Databricks Community

Dan_Z · ‎11-07-2024

Echoing what we said in Part 1: Test Data Curation, when your team is migrating script code and pipeline code to Databricks, there are three main steps:

Look at the original code, understand what it's doing
Convert the code to run on Databricks (convert SQL to Spark SQL or other code to Python/Scala/etc.)
Test the code to make sure it works, fixing as needed

This article focuses on the third point. So, to ensure that a script is converted correctly you typically want to make sure:

the code compiles
there are no runtime errors
any updated tables match what the previous system would have created
any output files match what the previous system would have created

In Part 1 we focused on how to curate comprehensive data to use for running tests. The solution we landed on was to create:

One devoted schema (or database) for each test with all the tables and views (pre tables) needed for that script to run.
A separate schema in Databricks which held all the post tables which we reference to see if tests were successful.

In Part 2, we will focus on how to set up the test suites themselves. Some questions we will answer are:

How will we know if a test suite is passing? What metrics will be used?
How will two tables be deemed the same?
How can we automate the creation of test suites?
How do we compare output files?
What about scalability?

Solution Requirements

When it comes to test suites, the most important aspects are:

Easy to use
Quick to run

The great thing about our data curation approach was that we brought all the data into Databricks which will tell us if the test suite is passing. There is no need to connect (via JDBC or otherwise) to the source system to get this information. As such, the requirements for an excellent test suite are:

Run in Databricks Notebooks: so that setup is minimal for the conversion engineers and tests be deployed/maintained in a central location.

The creation of these test suite notebooks should be automated.

“One click” runs: it should only require running a single function (or notebook cell) to see if the test succeeds or fails.
Compare all changed tables: if a script or pipeline changes a table, it should check to see if it’s correct.

Columns match
Row counts match
Row contents match

Compare output files: if a script or pipeline outputs a file, it should check to see if it’s correct.

Columns match
Row contents match

Now that we’ve established what we need, let’s start from the user’s perspective and dive deeper one step at a time.

Test Suite Code

For running the test suite, we suggest you devote one notebook for each pipeline being run. For instance a pipeline with two scripts in it may have notebook code that looks like this:

# Databricks notebook source
from tests.unit_tests.testing_utils import *
repo_path = "<path to your scripts being converted>"
timeout_mins = 60*15
job = "products_monthly"

# COMMAND ----------

# DBTITLE 1,1 - products_backup
script = "products_backup.sql"
notebook_args = {
	"SCHEMA" : "products_monthly__products_backup",
	"CATALOG" : "test_suites",
	"STAGING" : "abfss://staging@devstorageaccount.dfs.core.windows.net/input/"
  }
dbutils.notebook.run(repo_path + "raw/products_backup", timeout_mins, notebook_args)
test_1_results = validate_and_reset("products_monthly", "products_backup")

# COMMAND ----------

# DBTITLE 1,2 - products_load
script = "products_load.sql"
notebook_args = {
	"SCHEMA" : "products_monthly__products_load",
	"CATALOG" : "test_suites",
	"STAGING" : "abfss://staging@devstorageaccount.dfs.core.windows.net/input/"
  }
dbutils.notebook.run(repo_path + "raw/products_load", timeout_mins, notebook_args)
test_2_results = validate_and_reset("products_monthly", "products_load")

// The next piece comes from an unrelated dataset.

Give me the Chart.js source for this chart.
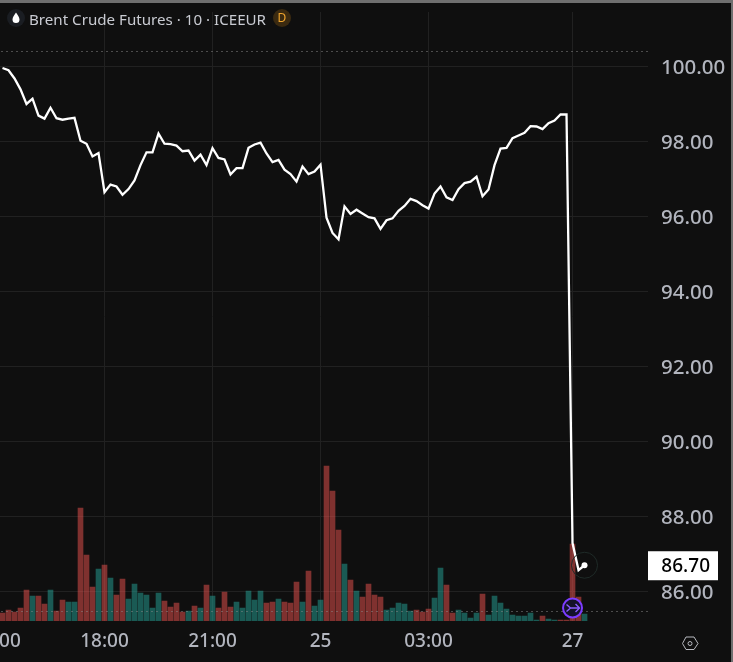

Let’s break this down. Each cell will:

Be devoted to one script.
Defined the input parameters for the notebook being tested.

Configuring the scripts to parameterize the catalog and schema is a best practice and makes code promotion simple.

Runs the notebook being tested with the defined parameters. This will put the test suite schema for that notebook in the post state.
After the notebook runs, a validation function will check to see if the test passed and then resets the test suite schema to its pre state.

As discussed above, each notebook runs with its own devoted schema, this enables many developers to work on scripts at the same time.

Validation Code

Validation Approach

Digging one level deeper, let’s think about what needs to happen in the validation function validate_and_reset(). We need to:

Set the catalog and schema to the test’s catalog and schema.
Grab the names of the post tables needed to run the validation, with a simple pattern search of <job>__<script>__%.
For each post table, compare it to the associated pre table in the test schema, which is easily accessible from the post table’s name using .*__.*__(.*)__post. Compare the schema, counts, and row contents for each table.
Reset the test suite by using Delta’s RESTORE on each changed table in the test schema that changed (i.e. tables which have a post table).
Compare output files if needed

Table Row Comparison Options

How do we actually compare the rows between two tables (or DataFrames)? At Databricks when we run these migrations ourselves we consider two options:

If you have primary keys (or some composite join key) for each table, you can simply do a join. Many teams use the python package datacompy to automate this.
If you don’t have join keys, you will need to join on every column of each row and see if any don’t have a match. The most scalable Spark-native way of doing this is using DataFrame’s exceptAll method. If exceptAll returns zero records (and the count matches) then you know the DataFrames are identical.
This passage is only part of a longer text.